California Investigators Discover Human Remains In Desert During The Search For Lauren Cho, Missing Since June

The San Bernardino Sheriff's Office said it "could take several weeks" to positively identify the body and determine a cause of death.

By Jill Sederstrom
Lauren Cho Pd

California authorities have discovered “unidentified human remains” in the Yucca Valley desert during the search for Lauren Cho, who disappeared in June.

The San Bernardino County Coroner’s Division is working to positively identify the remains, but authorities warned that the process "could take several weeks," according to a statement from the San Bernardino Sheriff’s Office.

The cause of death also remains under investigation.

The remains were discovered Saturday as the sheriff’s department was conducting a search and rescue operation in the “rugged terrain of the open desert of Yucca Valley.”

Cho’s sister told CNN the family is trying to remain optimistic despite the discovery.

“The family is just holding our collective breaths,” she said. “We so badly desire answers, but already feel the heartbreak of what the answer could be.”

Cho disappeared on June 28. The New Jersey native had been staying with friends in California when she “walked away from the residence,” the Morongo Basin Sheriff’s Office said in a statement.

Her ex-boyfriend, who had also been staying at the same residence, reported her missing about three hours after she disappeared and told authorities “she was suffering from mental distress” at the time, the news outlet reports.

The man, identified as Cody Orell by the Hi-Desert Star, told the newspaper he and Cho had traveled from New Jersey to California together on a tour bus.  

The day she disappeared, she had gotten upset and walked into the hills between Yucca Valley and Morongo Valley, he said.

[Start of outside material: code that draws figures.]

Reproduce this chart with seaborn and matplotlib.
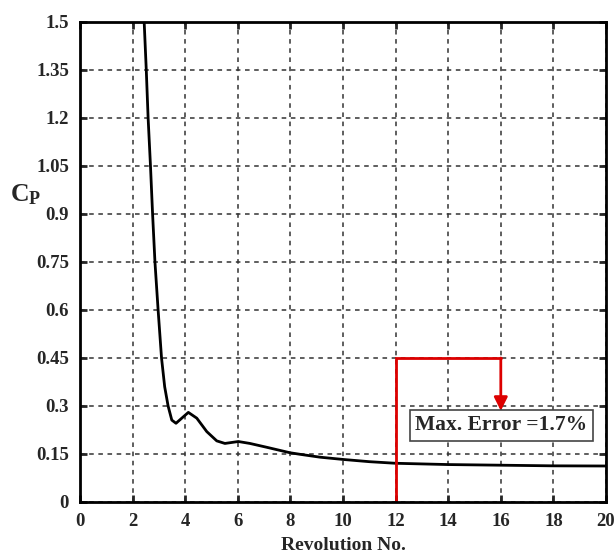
import matplotlib
matplotlib.use("Agg")
import matplotlib.pyplot as plt
import seaborn as sns
import pandas as pd

rev = [2.40, 2.44, 2.52, 2.59, 2.68, 2.76, 2.85, 2.97, 3.10, 3.22, 3.35, 3.49, 3.65,
       3.87, 4.12, 4.44, 4.82, 5.20, 5.51, 6.02, 6.46, 7.10, 7.98, 8.37, 9.13, 10.0,
       11.0, 12.0, 13.0, 14.0, 16.0, 18.0, 20.0]
cp = [1.55, 1.50, 1.35, 1.20, 1.05, 0.90, 0.75, 0.60, 0.45, 0.36, 0.30, 0.256, 0.246,
      0.262, 0.280, 0.262, 0.220, 0.191, 0.183, 0.189, 0.183, 0.171, 0.154, 0.149,
      0.140, 0.133, 0.126, 0.121, 0.119, 0.117, 0.115, 0.113, 0.1125]

x_ticks = [0, 2, 4, 6, 8, 10, 12, 14, 16, 18, 20]
y_ticks = [0, 0.15, 0.3, 0.45, 0.6, 0.75, 0.9, 1.05, 1.2, 1.35, 1.5]
y_tick_labels = ["0", "0.15", "0.3", "0.45", "0.6", "0.75", "0.9", "1.05", "1.2", "1.35", "1.5"]

err_x = [12, 12, 16]
err_y = [0, 0.45, 0.45]
arrow_end = (16, 0.285)
label_text = "Max. Error =1.7%"
label_pos = (16.02, 0.24)

sns.set_style("ticks")
plt.rcParams["font.family"] = ["Liberation Serif", "DejaVu Serif"]
plt.rcParams["font.weight"] = "bold"
plt.rcParams["mathtext.fontset"] = "custom"
plt.rcParams["mathtext.rm"] = "Liberation Serif"
plt.rcParams["mathtext.bf"] = "Liberation Serif:bold"

fig = plt.figure(figsize=(6.16, 5.58), dpi=100)
ax = fig.add_axes([80 / 616, 1 - 502 / 558, 526 / 616, 480 / 558])

df = pd.DataFrame({"rev": rev, "cp": cp})
sns.lineplot(data=df, x="rev", y="cp", ax=ax, color="black", linewidth=2.0, sort=False)

ax.plot(err_x, err_y, color="#dd0000", linewidth=2.0, solid_joinstyle="miter")
ax.annotate("", xy=arrow_end, xytext=(err_x[-1], err_y[-1]),
            arrowprops=dict(arrowstyle="-|>", color="#dd0000", lw=2.0,
                            mutation_scale=20, shrinkA=0, shrinkB=0))
ax.text(label_pos[0], label_pos[1], label_text, ha="center", va="center",
        fontsize=15.5, fontweight="bold",
        bbox=dict(boxstyle="square,pad=0.25", facecolor="white", edgecolor="#444444", lw=1.2))

ax.set_xlim(0, 20)
ax.set_ylim(0, 1.5)
ax.set_xticks(x_ticks)
ax.set_xticklabels([str(v) for v in x_ticks])
ax.set_yticks(y_ticks)
ax.set_yticklabels(y_tick_labels)
ax.grid(True, color="#333333", linestyle=(0, (3, 3)), linewidth=1.1)
ax.tick_params(direction="in", length=5, width=2, top=True, right=True,
               labelsize=13.5, pad=8)
for lab in ax.get_xticklabels() + ax.get_yticklabels():
    lab.set_fontweight("bold")
for s in ax.spines.values():
    s.set_linewidth(2)
    s.set_color("black")

ax.set_xlabel("Revolution No.", fontsize=14, fontweight="bold", labelpad=5)
ax.set_ylabel("")
fig.text(10 / 616, 1 - 195 / 558, r"$\mathbf{C_P}$", fontsize=18.5, ha="left", va="center")

fig.savefig("out.png", dpi=100)
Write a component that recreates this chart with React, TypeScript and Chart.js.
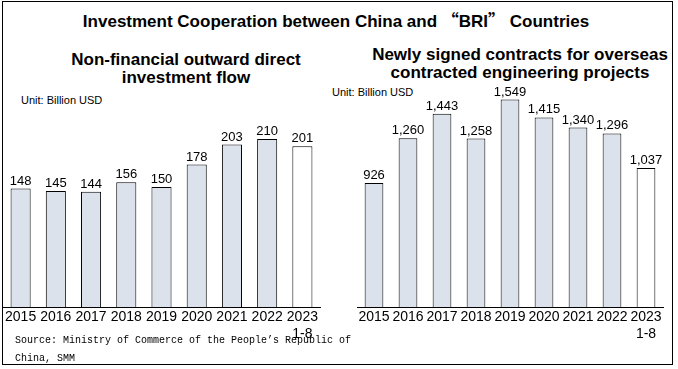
import React, { useEffect, useRef } from 'react';
import { Chart, registerables } from 'chart.js';

Chart.register(...registerables);

const years: (string | string[])[] = ['2015', '2016', '2017', '2018', '2019', '2020', '2021', '2022', ['2023', '1-8']];
const investmentFlow = [148, 145, 144, 156, 150, 178, 203, 210, 201];
const contractValues = [926, 1260, 1443, 1258, 1549, 1415, 1340, 1296, 1037];

const mainTitleParts = ['Investment Cooperation between China and ', '“', 'BRI', '”', ' Countries'];
const leftTitle = ['Non-financial outward direct', 'investment flow'];
const rightTitle = ['Newly signed contracts for overseas', 'contracted engineering projects'];
const unitText = 'Unit: Billion USD';
const sourceLines = ['Source: Ministry of Commerce of the People’s Republic of', 'China, SMM'];

const BAR_FILL = '#DCE2EC';
const LAST_FILL = '#FFFFFF';
const NARROW = "'Liberation Sans Narrow', 'Liberation Sans', sans-serif";
const CJK = "'Noto Sans CJK SC', 'Liberation Sans Narrow', sans-serif";

const valueLabels = {
  id: 'valueLabels',
  afterDatasetsDraw(chart: any) {
    const ctx = chart.ctx;
    const meta = chart.getDatasetMeta(0);
    const data = chart.data.datasets[0].data as number[];
    ctx.save();
    ctx.font = "13px 'Liberation Sans', sans-serif";
    ctx.fillStyle = '#000';
    ctx.textAlign = 'center';
    ctx.textBaseline = 'alphabetic';
    meta.data.forEach((el: any, i: number) => {
      ctx.fillText(data[i].toLocaleString('en-US'), el.x, el.y - 4);
    });
    ctx.restore();
  },
};

type BarProps = {
  values: number[];
  max: number;
  width: number;
  height: number;
  padding: { left: number; right: number; top: number; bottom: number };
  style: React.CSSProperties;
  barPct: number;
};

function BarChart({ values, max, width, height, padding, style, barPct }: BarProps) {
  const ref = useRef<HTMLCanvasElement | null>(null);
  useEffect(() => {
    if (!ref.current) return;
    const colors = values.map((_, i) => (i === values.length - 1 ? LAST_FILL : BAR_FILL));
    const chart = new Chart(ref.current, {
      type: 'bar',
      data: {
        labels: years,
        datasets: [
          {
            data: values,
            backgroundColor: colors,
            borderColor: '#000',
            borderWidth: 1,
            barPercentage: barPct,
            categoryPercentage: 1,
          },
        ],
      },
      options: {
        responsive: false,
        animation: false,
        layout: { padding },
        plugins: {
          legend: { display: false },
          tooltip: { enabled: false },
          title: { display: false },
        },
        scales: {
          x: {
            grid: { display: false, drawTicks: false },
            border: { display: true, color: '#000', width: 1 },
            ticks: {
              color: '#000',
              font: { family: NARROW, size: 14 },
              padding: 2,
              maxRotation: 0,
              autoSkip: false,
            },
            afterFit: (s: any) => {
              s.height = 43;
            },
          },
          y: { display: false, min: 0, max },
        },
      },
      plugins: [valueLabels],
    });
    return () => chart.destroy();
  }, []);
  return <canvas ref={ref} width={width} height={height} style={{ position: 'absolute', ...style }} />;
}

export default function App() {
  return (
    <div
      style={{
        position: 'fixed',
        left: 0,
        top: 0,
        width: 678,
        height: 369,
        background: '#fff',
        overflow: 'hidden',
        fontFamily: "'Liberation Sans', sans-serif",
        color: '#000',
      }}
    >
      <div
        style={{
          position: 'absolute',
          left: 2,
          top: 1,
          width: 669,
          height: 362,
          border: '1px solid #000',
        }}
      />
      <div
        style={{
          position: 'absolute',
          left: 0,
          top: 8,
          width: 672,
          textAlign: 'center',
          fontFamily: NARROW,
          fontWeight: 'bold',
          fontSize: 17,
          lineHeight: '24px',
          whiteSpace: 'pre',
        }}
      >
        {mainTitleParts[0]}
        <span style={{ fontFamily: CJK }}>{mainTitleParts[1]}</span>
        {mainTitleParts[2]}
        <span style={{ fontFamily: CJK }}>{mainTitleParts[3]}</span>
        {mainTitleParts[4]}
      </div>
      <div
        style={{
          position: 'absolute',
          left: 36,
          top: 51,
          width: 300,
          textAlign: 'center',
          fontFamily: NARROW,
          fontWeight: 'bold',
          fontSize: 17,
          lineHeight: '18px',
        }}
      >
        {leftTitle[0]}
        <br />
        {leftTitle[1]}
      </div>
      <div
        style={{
          position: 'absolute',
          left: 360,
          top: 46,
          width: 320,
          textAlign: 'center',
          fontFamily: NARROW,
          fontWeight: 'bold',
          fontSize: 17,
          lineHeight: '18px',
        }}
      >
        {rightTitle[0]}
        <br />
        {rightTitle[1]}
      </div>
      <div style={{ position: 'absolute', left: 21, top: 93, fontSize: 11, lineHeight: '14px', whiteSpace: 'pre' }}>
        {unitText}
      </div>
      <div style={{ position: 'absolute', left: 332, top: 85, fontSize: 11, lineHeight: '14px', whiteSpace: 'pre' }}>
        {unitText}
      </div>
      <BarChart
        values={investmentFlow}
        max={260}
        width={330}
        height={270}
        padding={{ left: 3, right: 10, top: 19, bottom: 0 }}
        style={{ left: 0, top: 80 }}
        barPct={0.57}
      />
      <BarChart
        values={contractValues}
        max={1650}
        width={338}
        height={270}
        padding={{ left: 17, right: 15, top: 6, bottom: 0 }}
        style={{ left: 340, top: 80 }}
        barPct={0.55}
      />
      <div
        style={{
          position: 'absolute',
          left: 15,
          top: 332,
          fontFamily: "'Liberation Mono', monospace",
          fontSize: 10,
          lineHeight: '18px',
          whiteSpace: 'pre',
        }}
      >
        {sourceLines[0]}
        <br />
        {sourceLines[1]}
      </div>
    </div>
  );
}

He told the paper he had tried to find Cho—and had enlisted the help of their friends—before they ultimately called police several hours after she disappeared.

“I searched all in the hills and no tracks, anywhere,” he said.

He believed she may have gotten into a vehicle with someone.

“On Sunday she was going out to meet someone and wasn’t saying who. I didn’t pry into it then,” he said, adding that now he wished he had.

In the months since the 30-year-old vanished, law enforcement authorities, volunteers and Cho’s friends have launched searches to try to find her.

"We have gone thousands of miles and tirelessly went to gas stations and pasted up flyers in the low desert, the high desert," friend Jeff Frost told the news outlet. "We went out to San Diego because she said in the week before she disappeared that she just wanted to go to the beach."

The San Bernardino Sheriff’s Office has said they don’t plan to release any additional information until positive identification of the remains can be made.